190. En l'espèce, la SCET n'a adressé aucune demande écrite à l'Autorité visant à se prévaloir de l'existence de difficultés financières particulières.
191. Toutefois, dans ses observations en défense, la SCET fait état de la baisse significative de son chiffre d'affaires depuis la date des pratiques et de la dégradation de ses marges. Mais aucun des éléments financiers et comptables qu'elle produit n'est de nature à démontrer l'existence de difficultés financières affectant sa capacité à s'acquitter de la sanction que l'Autorité envisage de lui infliger.

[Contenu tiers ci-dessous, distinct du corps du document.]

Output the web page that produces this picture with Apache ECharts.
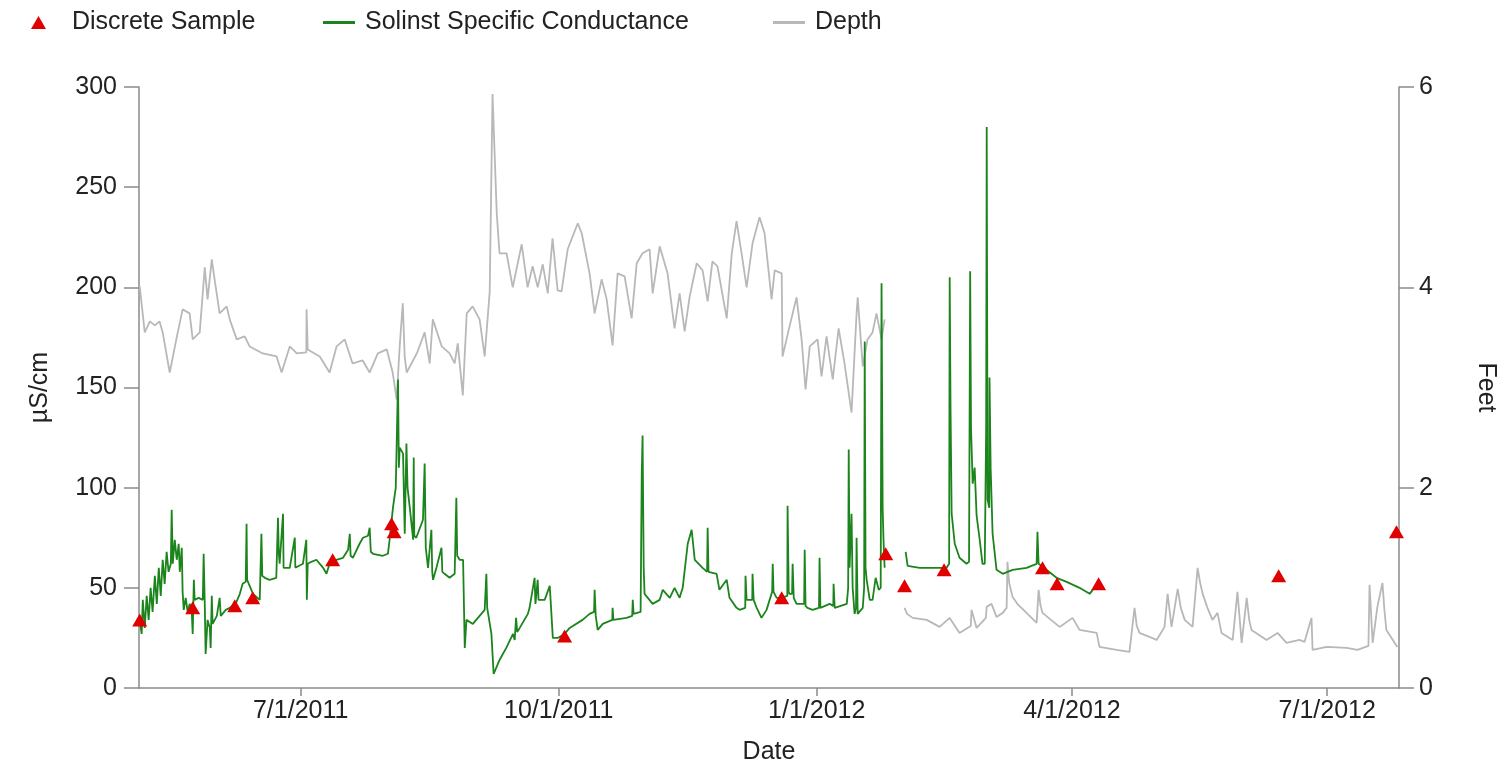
<!DOCTYPE html>
<html>
<head>
<meta charset="utf-8">
<script src="https://cdn.jsdelivr.net/npm/echarts@6/dist/echarts.min.js"></script>
<style>
html,body{margin:0;padding:0;background:#fff;}
#chart{width:1509px;height:764px;}
</style>
</head>
<body>
<div id="chart"></div>
<script>
// Day offsets are counted from this date (7/1/2011).
const baseDate = '2011-07-01';
const xRangeDays = [-57.65, 391.6];
const xTickDates = ['2011-07-01', '2011-10-01', '2012-01-01', '2012-04-01', '2012-07-01'];
const leftTicks = [0, 300, 50];
const rightTicks = [0, 6, 2];

// Solinst specific conductance (µS/cm): [day offset, value]
const condPart1 = [
[-57.4,34],[-56.7,27],[-56.3,44],[-55.6,30],[-54.9,46],[-54.2,34],[-53.5,50],[-52.8,38],[-52.0,56],[-51.3,42],
[-50.6,60],[-49.9,46],[-49.2,64],[-48.5,52],[-47.8,68],[-47.1,58],[-46.3,62],[-46.0,89],[-45.6,62],[-44.9,74],
[-44.2,64],[-43.5,72],[-43.1,58],[-42.4,70],[-42.1,48],[-41.7,39],[-41.0,45],[-40.3,38],[-39.6,42],[-38.9,40],
[-38.5,27],[-38.1,54],[-37.8,44],[-36.4,45],[-34.9,44],[-34.6,67],[-34.2,42],[-33.9,17],[-33.2,34],[-32.4,30],
[-32.1,20],[-31.7,46],[-31.4,32],[-29.9,36],[-28.9,45],[-28.5,36],[-26.7,39],[-25.3,40],[-23.2,42],[-21.7,47],
[-20.7,52],[-19.6,53],[-19.3,82],[-19.1,54],[-17.0,47],[-14.6,44],[-14.0,77],[-13.7,56],[-12.8,55],[-11.1,54],
[-8.7,55],[-8.1,85],[-7.8,67],[-7.5,62],[-6.3,87],[-6.1,60],[-3.9,60],[-2.1,75],[-1.9,60],[0.8,62],
[2.0,74],[2.2,44],[2.5,62],[3.8,63],[5.6,64],[8.0,60],[9.2,57],[10.3,62],[12.7,64],[15.1,65],
[16.9,69],[17.5,77],[17.8,66],[18.6,65],[21.0,72],[22.2,75],[24.0,76],[24.6,80],[25.0,68],[25.8,67],
[29.3,66],[31.1,67],[31.7,74],[32.9,90],[33.9,100],[34.7,154],[35.0,110],[35.3,120],[36.5,117],[37.1,77],
[37.7,122],[38.1,100],[38.9,90],[40.1,74],[40.3,115],[40.5,76],[41.2,75],[43.6,84],[44.2,112],[44.6,70],
[45.4,60],[46.6,79],[46.9,58],[47.2,54],[48.4,60],[50.2,70],[50.5,58],[51.3,57],[53.1,55],[54.9,57],
[55.5,95],[55.8,66],[56.7,64],[57.9,64],[58.5,20],[59.1,34],[61.4,32],[63.8,36],[65.6,39],[66.2,57],
[66.5,40],[68.0,27],[68.8,7],[70.9,14],[73.3,20],[75.7,27],[76.3,24],[76.8,35],[77.2,28],[78.1,30],
[81.0,37],[81.6,40],[83.4,55],[83.7,42],[84.5,54],[84.8,44],[87.0,44],[88.8,51],[89.1,44],[89.7,44],
[89.9,25],[91.6,25],[94.1,27],[95.9,30],[100.5,34],[103.0,37],[104.6,38],[104.8,49],[105.2,36],[105.9,29],
[107.7,32],[111.1,34],[111.2,40],[111.5,34],[116.2,35],[118.2,36],[118.4,44],[118.7,37],[121.2,38],[121.6,107],
[121.9,126],[122.3,60],[122.6,47],[125.5,42],[128.0,44],[129.1,49],[131.6,45],[133.3,50],[135.1,45],[136.2,50],
[138.0,72],[139.4,79],[140.5,64],[143.3,60],[144.9,58],[145.1,80],[145.4,58],[148.3,57],[149.3,49],[151.9,54],
[152.9,45],[155.4,40],[156.5,39],[158.5,40],[158.6,56],[159.0,44],[161.0,44],[161.1,57],[161.5,44],[162.6,40],
[164.3,35],[166.1,39],[168.1,48],[168.3,62],[168.6,48],[169.7,45],[171.5,45],[173.5,46],[173.6,91],[174.0,48],
[174.3,47],[175.2,47],[175.4,62],[175.8,45],[176.8,42],[179.5,42],[179.7,69],[180.0,41],[180.7,40],[182.5,39],
[184.8,40],[185.0,65],[185.3,40],[188.6,42],[189.9,41],[190.0,52],[190.4,40],[194.7,42],[195.2,50],[195.4,119],
[195.7,60],[196.4,87],[196.8,50],[197.5,37],[198.0,40],[198.2,75],[198.6,37],[200.4,40],[200.9,50],[201.1,173],
[201.4,60],[201.8,54],[202.9,44],[203.9,44],[205.0,55],[206.1,49],[206.8,50],[207.1,202],[207.5,90],[207.8,74],
[208.2,60]
];
const condPart2 = [
[215.7,68],[216.4,61],[220.7,60],[225.3,60],[230.3,60],[231.2,62],[231.4,205],[231.7,140],[232.1,87],[233.2,72],
[234.9,65],[237.4,62],[238.3,63],[238.7,208],[239.0,130],[239.6,102],[240.3,110],[241.0,86],[242.1,74],[243.1,62],
[243.9,62],[244.4,130],[244.6,280],[244.9,94],[245.5,90],[245.6,155],[246.0,110],[246.7,77],[248.1,59],[250.3,57],
[253.8,59],[258.8,60],[262.4,62],[262.7,78],[263.1,62],[265.9,59],[269.5,55],[273.1,53],[277.7,50],[281.3,47],
[282.4,49]
];

// Depth (feet): [day offset, value]
const depthPart1 = [
[-57.4,4.01],[-55.6,3.55],[-53.8,3.66],[-52.0,3.62],[-50.3,3.66],[-49.2,3.55],[-46.7,3.15],[-44.2,3.5],[-42.1,3.78],[-39.6,3.74],
[-38.5,3.48],[-36.0,3.55],[-34.2,4.2],[-33.2,3.88],[-31.7,4.28],[-30.7,4.08],[-28.9,3.74],[-26.4,3.81],[-25.3,3.68],[-22.8,3.48],
[-20.0,3.51],[-18.2,3.41],[-13.5,3.34],[-8.6,3.31],[-6.8,3.15],[-3.9,3.41],[-1.4,3.34],[2.0,3.35],[2.1,3.78],[2.5,3.38],
[6.8,3.31],[10.3,3.15],[12.8,3.41],[15.7,3.48],[18.5,3.24],[22.1,3.27],[24.6,3.15],[27.5,3.34],[30.7,3.38],[32.8,3.15],
[34.2,2.88],[35.3,3.41],[36.4,3.84],[37.1,3.3],[37.8,3.15],[41.4,3.34],[44.2,3.55],[46.0,3.24],[47.1,3.68],[50.3,3.41],
[53.1,3.34],[54.9,3.24],[56.0,3.44],[57.8,2.92],[59.2,3.74],[61.3,3.81],[63.8,3.68],[65.6,3.31],[67.4,3.96],[68.4,5.93],
[69.9,4.74],[70.9,4.34],[72.0,4.34],[73.4,4.34],[75.6,4.0],[78.8,4.43],[80.9,4.0],[82.7,4.21],[84.5,4.0],[86.3,4.23],
[88.1,3.94],[89.8,4.49],[91.6,3.97],[93.0,3.96],[95.2,4.38],[98.8,4.64],[100.2,4.54],[103.0,4.14],[104.8,3.74],[107.3,4.08],
[109.1,3.88],[111.2,3.42],[113.0,4.14],[115.5,4.11],[118.0,3.69],[119.8,4.24],[121.9,4.34],[124.4,4.38],[125.5,3.94],[128.0,4.41],
[130.8,4.14],[133.3,3.59],[135.1,3.94],[136.9,3.56],[138.7,3.91],[141.2,4.24],[143.3,4.17],[145.1,3.86],[146.8,4.26],[148.6,4.21],
[151.9,3.69],[153.7,4.34],[155.4,4.66],[157.2,4.34],[159.0,4.0],[161.1,4.44],[163.6,4.7],[165.4,4.54],[167.9,3.88],[169.0,4.17],
[171.5,4.14],[171.8,3.31],[174.3,3.61],[176.8,3.9],[178.6,3.48],[180.0,2.98],[181.5,3.41],[184.3,3.48],[185.7,3.11],[187.5,3.51],
[189.7,3.08],[191.8,3.59],[193.9,3.24],[196.4,2.75],[198.2,3.74],[198.6,3.9],[200.4,3.21],[202.1,3.48],[203.9,3.55],[205.3,3.74],
[207.1,3.48],[208.2,3.68]
];
const depthPart2 = [
[215.3,0.80],[216.2,0.74],[218.2,0.70],[223.2,0.68],[227.8,0.61],[231.4,0.70],[234.9,0.55],[238.9,0.62],[239.2,0.78],[241.0,0.60],
[244.3,0.70],[244.6,0.81],[246.3,0.84],[248.1,0.71],[250.3,0.75],[251.7,0.80],[252.0,1.26],[252.6,1.05],[253.8,0.91],[255.5,0.84],
[258.8,0.75],[262.4,0.65],[263.1,0.98],[263.8,0.82],[264.5,0.75],[267.5,0.68],[270.6,0.61],[275.2,0.70],[277.7,0.58],[283.8,0.55],
[284.8,0.41],[290.9,0.38],[295.5,0.36],[297.3,0.80],[298.1,0.62],[299.1,0.55],[305.2,0.48],[308.0,0.61],[309.1,0.94],[310.5,0.61],
[312.7,0.99],[313.8,0.80],[315.2,0.68],[318.0,0.61],[319.8,1.20],[320.7,1.05],[321.6,0.94],[323.3,0.80],[325.1,0.68],[326.9,0.75],
[328.3,0.55],[332.3,0.48],[334.0,0.96],[335.5,0.45],[337.3,0.90],[338.2,0.68],[339.0,0.58],[344.4,0.48],[348.3,0.55],[351.5,0.45],
[356.1,0.48],[357.9,0.46],[360.4,0.70],[360.8,0.38],[365.8,0.41],[372.9,0.40],[376.8,0.38],[380.7,0.42],[381.1,1.03],[382.2,0.45],
[383.9,0.81],[385.7,1.05],[386.4,0.78],[387.1,0.58],[391.0,0.41]
];

// Discrete samples (µS/cm): [day offset, value]
const samples = [
[-57.4,34],[-38.5,40],[-23.5,41],[-17.1,45],[11.4,64],[32.4,82],[33.3,78],[94.1,26],[171.5,45],
[208.6,67],[215.3,51],[229.4,59],[264.5,60],[269.7,52],[284.5,52],[348.7,56],[390.7,78]
];

const DAY = 86400000;
const base = Date.parse(baseDate);
const toT = d => base + d * DAY;
const toPts = arr => arr.map(p => [toT(p[0]), p[1]]);
const gap = (a, b) => [[toT((a[a.length - 1][0] + b[0][0]) / 2), '-']];
const condData = toPts(condPart1).concat(gap(condPart1, condPart2), toPts(condPart2));
const depthData = toPts(depthPart1).concat(gap(depthPart1, depthPart2), toPts(depthPart2));
const sampleData = toPts(samples);
const tickTimes = xTickDates.map(s => Date.parse(s));

const FONT = 'Liberation Sans, Arial, sans-serif';
const TXT = '#222';
const AX = '#8a8a8a';
const FS = 25;

const chart = echarts.init(document.getElementById('chart'), null, {renderer: 'canvas'});
const legendBase = {
  top: 5, orient: 'horizontal', selectedMode: false,
  textStyle: {color: TXT, fontSize: FS, fontFamily: FONT}
};
chart.setOption({
  backgroundColor: '#fff',
  animation: false,
  textStyle: {fontFamily: FONT},
  grid: {left: 139, right: 110, top: 87, bottom: 76, containLabel: false, outerBoundsMode: 'none'},
  legend: [
    Object.assign({}, legendBase, {left: 26, data: ['Discrete Sample'], icon: 'triangle', itemWidth: 15, itemHeight: 13,
      textStyle: {color: TXT, fontSize: FS, fontFamily: FONT, padding: [0, 0, 0, 21]}}),
    Object.assign({}, legendBase, {left: 318, data: ['Solinst Specific Conductance'], icon: 'rect', itemWidth: 32, itemHeight: 3,
      textStyle: {color: TXT, fontSize: FS, fontFamily: FONT, padding: [0, 0, 0, 5]}}),
    Object.assign({}, legendBase, {left: 768, data: ['Depth'], icon: 'rect', itemWidth: 32, itemHeight: 3,
      textStyle: {color: TXT, fontSize: FS, fontFamily: FONT, padding: [0, 0, 0, 5]}})
  ],
  xAxis: {
    type: 'value',
    min: toT(xRangeDays[0]), max: toT(xRangeDays[1]),
    axisLine: {show: true, lineStyle: {color: AX, width: 1.5}},
    axisTick: {show: true, length: 8, customValues: tickTimes, lineStyle: {color: AX, width: 1.5}},
    axisLabel: {
      customValues: tickTimes, color: TXT, fontSize: FS, fontFamily: FONT, margin: 11, hideOverlap: false,
      formatter: v => { const d = new Date(v); return (d.getUTCMonth() + 1) + '/' + d.getUTCDate() + '/' + d.getUTCFullYear(); }
    },
    splitLine: {show: false},
    name: 'Date', nameLocation: 'middle', nameGap: 52,
    nameTextStyle: {color: TXT, fontSize: FS, fontFamily: FONT}
  },
  yAxis: [
    {
      type: 'value', position: 'left', min: leftTicks[0], max: leftTicks[1], interval: leftTicks[2],
      axisLine: {show: true, lineStyle: {color: AX, width: 1.5}},
      axisTick: {show: true, length: 15, lineStyle: {color: AX, width: 1.5}},
      axisLabel: {color: TXT, fontSize: FS, fontFamily: FONT, margin: 22},
      splitLine: {show: false},
      name: 'µS/cm', nameLocation: 'middle', nameGap: 86, nameRotate: 90,
      nameTextStyle: {color: TXT, fontSize: FS, fontFamily: FONT}
    },
    {
      type: 'value', position: 'right', min: rightTicks[0], max: rightTicks[1], interval: rightTicks[2],
      axisLine: {show: true, lineStyle: {color: AX, width: 1.5}},
      axisTick: {show: true, length: 15, lineStyle: {color: AX, width: 1.5}},
      axisLabel: {color: TXT, fontSize: FS, fontFamily: FONT, margin: 20},
      splitLine: {show: false},
      name: 'Feet', nameLocation: 'middle', nameGap: 74, nameRotate: -90,
      nameTextStyle: {color: TXT, fontSize: FS, fontFamily: FONT}
    }
  ],
  series: [
    {
      name: 'Depth', type: 'line', yAxisIndex: 1, data: depthData, showSymbol: false, symbol: 'none',
      connectNulls: false, lineStyle: {color: '#b8b8b8', width: 1.8}, itemStyle: {color: '#b8b8b8'}, z: 1
    },
    {
      name: 'Solinst Specific Conductance', type: 'line', yAxisIndex: 0, data: condData, showSymbol: false, symbol: 'none',
      connectNulls: false, lineStyle: {color: '#1c841c', width: 1.8}, itemStyle: {color: '#1c841c'}, z: 2
    },
    {
      name: 'Discrete Sample', type: 'scatter', yAxisIndex: 0, data: sampleData, symbol: 'triangle', symbolSize: [15, 13],
      itemStyle: {color: '#e00000', opacity: 1}, z: 3
    }
  ]
});
</script>
</body>
</html>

4. SUR LE MONTANT FINAL DE LA SANCTION
192. Au vu de l'ensemble des éléments généraux et individuels tels qu'exposés ci-dessus, le montant de la sanction infligée solidairement à la société SCET et au Groupe Caisse des dépôts et consignations est fixé à la somme arrondie de 560 000 euros.
DÉCISION
Article 1er : Il est établi que la société SCET, en tant qu'auteur, et le Groupe Caisse des dépôts et consignations, en tant qu'entité mère, ont enfreint les dispositions de l'article L. 420-1 du Code de commerce en participant à une entente avec la société Setis lors de la passation du marché d'assistance foncière de l'Epora.
Article 2 : Il est infligé solidairement à la société SCET et au Groupe Caisse des dépôts et consignations une sanction pécuniaire de 560 000 euros.
Délibéré sur le rapport oral de M. Jérôme Cazal, rapporteur et l'intervention de M. Nicolas Deffieux, rapporteur général adjoint, par Mme Claire Favre, vice-présidente, présidente de séance, Mmes Chantal Chomel, Séverine Larere, Reine-Claude Mader, et M. Noël Diricq, membres.
NOTES
1 Ce résumé a un caractère strictement informatif. Seuls font foi les motifs de la décision numérotés ci-après.
2 Le DQE (Détail Quantitatif Estimatif) est un document, en principe non contractuel, utilisé dans les marchés à bons de commande, et destinés à permettre la comparaison des prix. Il effectue la somme des produits des quantités estimées par les prix unitaires.